Control Condition: Teachers who implemented 4Rs without MTP supports within a prior study that used similar measures will be matched to pilot study teachers using propensity score matching to provide a comparison of 4Rs+MTP to 4Rs implemented "as usual." Matched controls will be identified based on propensity scores derived from a combination of teacher and classroom variables (e.g., teacher education, classroom characteristics, and school characteristics).

Key Measures: Key measures include interviews, focus groups, observational measures (the Classroom Assessment Scoring System—CLASS), teacher surveys of knowledge and beliefs (e.g., Perceived Emotional Intelligence Scale), and teacher reports on students (e.g., Behavioral Assessment System for Children; items adapted from the Early Childhood Longitudinal Study, Kindergarten Cohort—ECLS-K 3rd grade assessment). Also included will be student surveys (e.g., Dodge's Home Interview), school records (e.g., New York State standardized assessments of math and reading achievement), staff developer surveys, and website logs.

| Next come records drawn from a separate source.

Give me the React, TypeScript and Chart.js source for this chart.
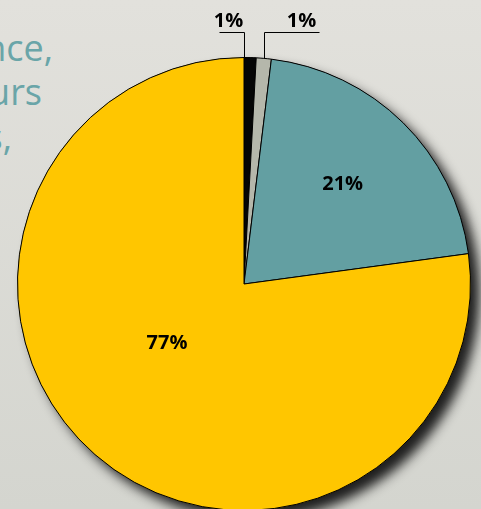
import React, { useEffect, useRef } from "react";
import { Chart, registerables } from "chart.js";

Chart.register(...registerables);

const categories = ["Black", "Grey", "Teal", "Yellow"];
const values = [0.86, 1.07, 20.93, 77.14];
const labelTexts = ["1%", "1%", "21%", "77%"];
const colors = ["#050505", "#b5b7ab", "#639fa2", "#ffc600"];
const sideText = ["nce,", "urs", "s,"];

const W = 481;
const H = 509;
const CH = 520;

const shadowPlugin = {
  id: "pieShadow",
  beforeDatasetsDraw(chart: any) {
    const arc = chart.getDatasetMeta(0).data[0];
    if (!arc) return;
    const { x, y, outerRadius } = arc.getProps(["x", "y", "outerRadius"], true);
    const ctx = chart.ctx;
    ctx.save();
    ctx.shadowColor = "rgba(20,20,20,0.95)";
    ctx.shadowBlur = 12;
    ctx.shadowOffsetX = 9;
    ctx.shadowOffsetY = 9;
    ctx.fillStyle = "#363636";
    ctx.beginPath();
    ctx.arc(x, y, outerRadius, 0, Math.PI * 2);
    ctx.fill();
    ctx.restore();
  },
};

// label placement: [angle fraction within slice, radius fraction] for inside labels
const insidePlace: Record<number, [number, number]> = {
  2: [0.5, 0.62],
  3: [0.54, 0.43],
};
// outside labels: anchor fraction within slice, direction
const outsidePlace: Record<number, [number, number]> = {
  0: [0.0, -1],
  1: [0.5, 1],
};

const labelPlugin = {
  id: "pieLabels",
  afterDatasetsDraw(chart: any) {
    const ctx = chart.ctx;
    const meta = chart.getDatasetMeta(0);
    ctx.save();
    ctx.fillStyle = "#000";
    ctx.font = "bold 20px 'Open Sans', sans-serif";
    ctx.textAlign = "center";
    ctx.textBaseline = "middle";
    meta.data.forEach((el: any, i: number) => {
      const { x, y, startAngle, endAngle, outerRadius } = el.getProps(
        ["x", "y", "startAngle", "endAngle", "outerRadius"],
        true
      );
      if (insidePlace[i]) {
        const [af, rf] = insidePlace[i];
        const a = startAngle + (endAngle - startAngle) * af;
        ctx.fillText(labelTexts[i], x + Math.cos(a) * outerRadius * rf, y + Math.sin(a) * outerRadius * rf);
      } else if (outsidePlace[i]) {
        const [af, dir] = outsidePlace[i];
        const a = startAngle + (endAngle - startAngle) * af;
        const px = Math.round(x + Math.cos(a) * outerRadius) + 0.5;
        const py = y + Math.sin(a) * outerRadius;
        const ly = Math.round(y - outerRadius - 26) + 0.5;
        const ex = px + dir * (dir < 0 ? 25 : 55);
        ctx.strokeStyle = "#000";
        ctx.lineWidth = 1;
        ctx.beginPath();
        ctx.moveTo(px, py);
        ctx.lineTo(px, ly);
        ctx.lineTo(ex, ly);
        ctx.stroke();
        const tx = dir < 0 ? px - 16 : px + 37;
        ctx.fillText(labelTexts[i], tx, ly - 11);
      }
    });
    ctx.restore();
  },
};

export default function App() {
  const ref = useRef<HTMLCanvasElement>(null);
  useEffect(() => {
    if (!ref.current) return;
    const chart = new Chart(ref.current, {
      type: "pie",
      data: {
        labels: categories,
        datasets: [
          {
            data: values,
            backgroundColor: colors,
            borderColor: "#000",
            borderWidth: 1,
          },
        ],
      },
      options: {
        responsive: false,
        animation: false,
        layout: { padding: { left: 17, right: 10, top: 57, bottom: 9 } },
        plugins: {
          legend: { display: false },
          tooltip: { enabled: false },
        },
      },
      plugins: [shadowPlugin, labelPlugin],
    });
    return () => chart.destroy();
  }, []);

  const lineStyle = (right: number, top: number): React.CSSProperties => ({
    position: "absolute",
    right: W - right,
    top,
    whiteSpace: "nowrap",
    fontFamily: "'Open Sans', sans-serif",
    fontSize: 36,
    lineHeight: "40px",
    color: "#6aa5a8",
  });

  return (
    <div
      style={{
        position: "fixed",
        left: 0,
        top: 0,
        width: W,
        height: H,
        overflow: "hidden",
        background: "linear-gradient(to bottom, #e2e1dc, #d4d5cf)",
      }}
    >
      <div style={lineStyle(53, 28)}>{sideText[0]}</div>
      <div style={lineStyle(42, 72)}>{sideText[1]}</div>
      <div style={lineStyle(12, 117)}>{sideText[2]}</div>
      <canvas ref={ref} width={W} height={CH} style={{ position: "absolute", left: 0, top: 0 }} />
    </div>
  );
}
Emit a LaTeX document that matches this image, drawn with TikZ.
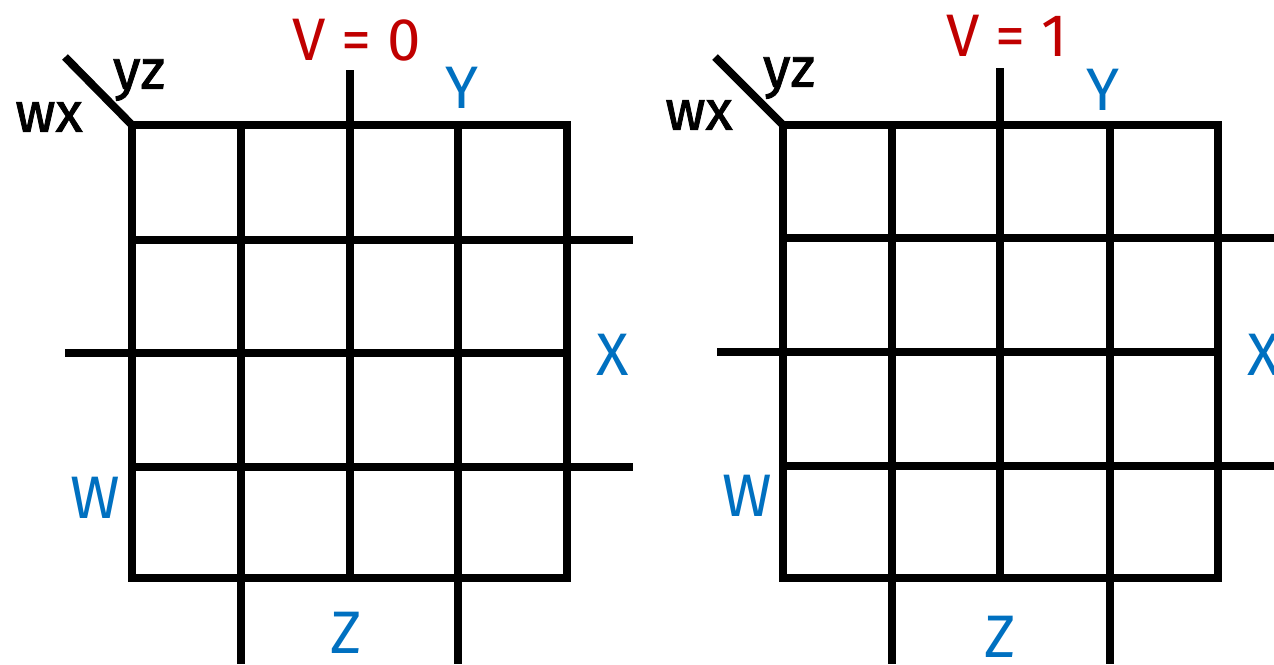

Data Analytic Strategy: Multivariate analysis of variance will be used to look at changes over time (fall to spring) in teacher and student outcomes for the pilot group, interactions of time and group (4Rs+MTP vs. 4Rs only), time and grade (3rd, 4th, 5th), and the three way interaction of time, group and grade.

Publications

Journal article, monograph, or newsletter

Portnow, S., Downer, J.T., and Brown, J. (2018). Reductions in Aggressive Behavior Within the Context of a Universal, Social Emotional Learning Program: Classroom- and Student-Level Mechanisms. Journal of School Psychology, 68, 38–52.